[Source records]

----------

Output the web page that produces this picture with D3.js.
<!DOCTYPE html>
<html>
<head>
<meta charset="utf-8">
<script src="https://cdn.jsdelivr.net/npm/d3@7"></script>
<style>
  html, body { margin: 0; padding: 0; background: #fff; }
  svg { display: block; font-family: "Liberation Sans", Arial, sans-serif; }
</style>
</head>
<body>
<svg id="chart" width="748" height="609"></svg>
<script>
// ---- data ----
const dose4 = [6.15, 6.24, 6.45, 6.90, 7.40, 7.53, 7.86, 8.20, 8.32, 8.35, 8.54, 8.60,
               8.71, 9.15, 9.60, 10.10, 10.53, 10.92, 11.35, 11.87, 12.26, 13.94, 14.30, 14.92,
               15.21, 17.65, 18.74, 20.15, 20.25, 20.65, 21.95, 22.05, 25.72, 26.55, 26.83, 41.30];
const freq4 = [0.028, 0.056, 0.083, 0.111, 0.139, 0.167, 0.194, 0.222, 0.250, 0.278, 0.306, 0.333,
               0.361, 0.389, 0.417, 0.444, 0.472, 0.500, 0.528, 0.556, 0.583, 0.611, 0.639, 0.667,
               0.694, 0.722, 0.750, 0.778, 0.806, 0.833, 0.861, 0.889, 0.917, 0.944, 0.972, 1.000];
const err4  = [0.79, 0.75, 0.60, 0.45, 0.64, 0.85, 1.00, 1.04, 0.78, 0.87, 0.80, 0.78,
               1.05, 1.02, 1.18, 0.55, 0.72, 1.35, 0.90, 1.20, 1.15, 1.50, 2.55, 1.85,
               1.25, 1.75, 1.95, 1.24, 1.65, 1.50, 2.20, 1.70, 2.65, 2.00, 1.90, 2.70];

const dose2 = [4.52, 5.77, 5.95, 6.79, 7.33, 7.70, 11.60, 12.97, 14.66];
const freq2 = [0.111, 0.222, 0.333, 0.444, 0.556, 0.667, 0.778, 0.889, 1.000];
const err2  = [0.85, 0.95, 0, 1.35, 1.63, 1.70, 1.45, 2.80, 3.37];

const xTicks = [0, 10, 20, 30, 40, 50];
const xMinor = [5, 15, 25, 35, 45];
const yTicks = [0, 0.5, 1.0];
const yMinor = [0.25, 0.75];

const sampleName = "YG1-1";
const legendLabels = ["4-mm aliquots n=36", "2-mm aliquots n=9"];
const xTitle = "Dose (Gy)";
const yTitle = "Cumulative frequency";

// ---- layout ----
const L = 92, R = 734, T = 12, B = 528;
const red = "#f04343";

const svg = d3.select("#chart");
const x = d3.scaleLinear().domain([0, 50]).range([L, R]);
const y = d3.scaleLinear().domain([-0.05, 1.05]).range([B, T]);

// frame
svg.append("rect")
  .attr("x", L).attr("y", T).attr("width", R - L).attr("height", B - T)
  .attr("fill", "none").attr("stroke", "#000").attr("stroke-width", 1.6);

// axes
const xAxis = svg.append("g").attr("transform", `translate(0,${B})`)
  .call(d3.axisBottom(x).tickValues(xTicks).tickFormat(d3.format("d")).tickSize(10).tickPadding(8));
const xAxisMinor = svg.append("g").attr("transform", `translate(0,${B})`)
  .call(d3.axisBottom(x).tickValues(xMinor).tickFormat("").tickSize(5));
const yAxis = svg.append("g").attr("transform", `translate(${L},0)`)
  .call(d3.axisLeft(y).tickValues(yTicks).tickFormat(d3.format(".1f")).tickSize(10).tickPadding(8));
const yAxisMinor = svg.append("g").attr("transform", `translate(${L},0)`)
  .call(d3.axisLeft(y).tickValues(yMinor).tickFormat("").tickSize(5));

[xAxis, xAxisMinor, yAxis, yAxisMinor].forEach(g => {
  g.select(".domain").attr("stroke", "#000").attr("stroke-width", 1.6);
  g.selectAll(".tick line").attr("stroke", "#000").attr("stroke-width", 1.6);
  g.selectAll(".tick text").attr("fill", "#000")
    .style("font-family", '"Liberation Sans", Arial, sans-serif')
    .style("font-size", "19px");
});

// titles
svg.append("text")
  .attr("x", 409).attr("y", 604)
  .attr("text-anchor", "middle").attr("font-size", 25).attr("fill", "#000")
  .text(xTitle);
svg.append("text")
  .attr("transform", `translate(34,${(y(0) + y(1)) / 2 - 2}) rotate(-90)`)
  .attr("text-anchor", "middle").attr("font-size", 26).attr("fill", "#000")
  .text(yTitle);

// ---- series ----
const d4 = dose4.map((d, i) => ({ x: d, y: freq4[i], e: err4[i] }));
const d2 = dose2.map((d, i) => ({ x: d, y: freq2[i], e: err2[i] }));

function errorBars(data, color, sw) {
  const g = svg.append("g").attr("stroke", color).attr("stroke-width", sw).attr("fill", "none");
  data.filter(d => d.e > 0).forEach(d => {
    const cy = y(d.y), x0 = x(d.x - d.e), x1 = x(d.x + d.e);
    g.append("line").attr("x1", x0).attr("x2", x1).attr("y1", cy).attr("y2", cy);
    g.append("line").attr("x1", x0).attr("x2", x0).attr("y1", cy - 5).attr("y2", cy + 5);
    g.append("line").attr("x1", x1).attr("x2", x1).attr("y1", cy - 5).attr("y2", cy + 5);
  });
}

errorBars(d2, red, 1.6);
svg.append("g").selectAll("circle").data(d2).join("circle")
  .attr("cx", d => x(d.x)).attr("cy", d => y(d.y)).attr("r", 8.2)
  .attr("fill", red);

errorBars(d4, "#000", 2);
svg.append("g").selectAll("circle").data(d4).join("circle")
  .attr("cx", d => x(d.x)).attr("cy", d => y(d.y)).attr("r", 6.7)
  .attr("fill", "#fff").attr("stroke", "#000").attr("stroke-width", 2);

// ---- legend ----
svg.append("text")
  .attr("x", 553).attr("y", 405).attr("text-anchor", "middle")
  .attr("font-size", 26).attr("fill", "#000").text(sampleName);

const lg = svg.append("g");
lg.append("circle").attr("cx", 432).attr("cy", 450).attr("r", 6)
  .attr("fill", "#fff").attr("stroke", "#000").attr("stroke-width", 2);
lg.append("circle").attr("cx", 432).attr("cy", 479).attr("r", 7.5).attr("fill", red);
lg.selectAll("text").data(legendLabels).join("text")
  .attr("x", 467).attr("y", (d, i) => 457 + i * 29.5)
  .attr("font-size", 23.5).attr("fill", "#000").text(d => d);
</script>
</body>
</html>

----------

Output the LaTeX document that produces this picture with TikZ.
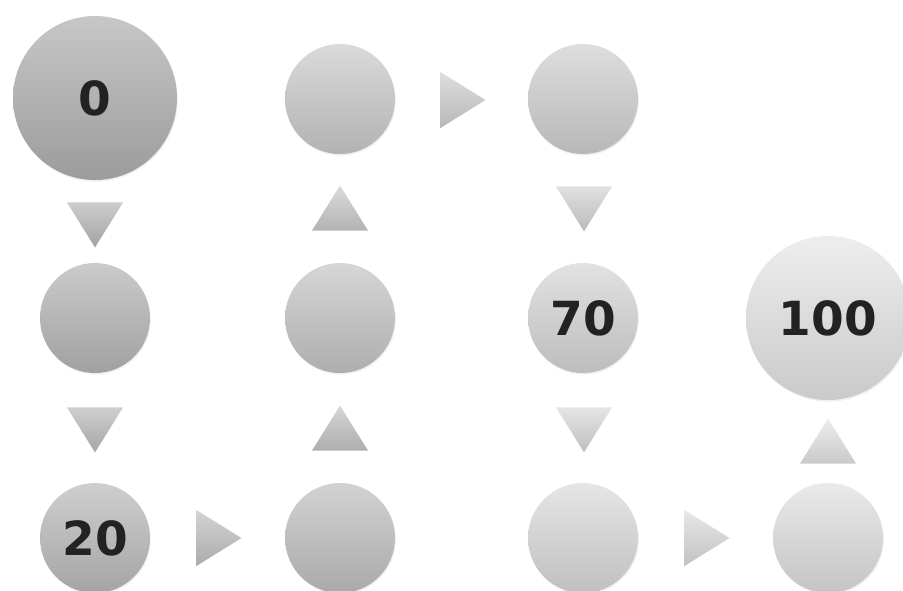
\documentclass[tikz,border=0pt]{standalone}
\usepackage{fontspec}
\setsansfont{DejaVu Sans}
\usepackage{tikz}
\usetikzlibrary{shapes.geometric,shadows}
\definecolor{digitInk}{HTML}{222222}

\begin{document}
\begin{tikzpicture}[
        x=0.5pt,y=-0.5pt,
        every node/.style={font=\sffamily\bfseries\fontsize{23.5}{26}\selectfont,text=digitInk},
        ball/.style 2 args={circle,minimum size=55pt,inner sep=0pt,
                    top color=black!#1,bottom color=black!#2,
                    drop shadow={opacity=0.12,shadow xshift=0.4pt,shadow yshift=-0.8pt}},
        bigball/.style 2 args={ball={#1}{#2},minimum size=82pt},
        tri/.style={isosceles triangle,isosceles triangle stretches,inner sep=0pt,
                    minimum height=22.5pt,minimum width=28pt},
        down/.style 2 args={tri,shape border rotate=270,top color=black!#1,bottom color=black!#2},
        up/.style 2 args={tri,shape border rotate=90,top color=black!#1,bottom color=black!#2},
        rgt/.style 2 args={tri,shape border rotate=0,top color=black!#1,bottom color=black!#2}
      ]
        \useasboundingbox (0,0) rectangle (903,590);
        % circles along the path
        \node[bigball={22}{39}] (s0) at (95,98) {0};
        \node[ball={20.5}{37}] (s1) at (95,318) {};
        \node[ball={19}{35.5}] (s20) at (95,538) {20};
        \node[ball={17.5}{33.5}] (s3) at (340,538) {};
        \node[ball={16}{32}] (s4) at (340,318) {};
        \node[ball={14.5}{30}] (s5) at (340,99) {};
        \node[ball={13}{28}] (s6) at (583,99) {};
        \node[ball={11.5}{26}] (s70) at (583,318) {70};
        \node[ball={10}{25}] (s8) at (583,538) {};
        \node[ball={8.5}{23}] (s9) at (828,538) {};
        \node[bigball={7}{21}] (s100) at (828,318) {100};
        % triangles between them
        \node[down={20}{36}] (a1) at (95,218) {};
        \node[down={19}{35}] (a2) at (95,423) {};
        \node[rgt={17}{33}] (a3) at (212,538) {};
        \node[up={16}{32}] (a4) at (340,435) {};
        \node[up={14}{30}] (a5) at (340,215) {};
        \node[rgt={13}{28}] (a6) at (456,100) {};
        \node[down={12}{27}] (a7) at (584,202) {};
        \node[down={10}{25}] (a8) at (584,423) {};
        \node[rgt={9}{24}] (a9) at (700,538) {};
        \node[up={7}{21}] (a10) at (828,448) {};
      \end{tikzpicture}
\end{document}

----------

• WHAT THE TASK REQUIRES
Within the records above, how many lines include the word "Output"? State the number by itself.

• WORKED SOLUTION
2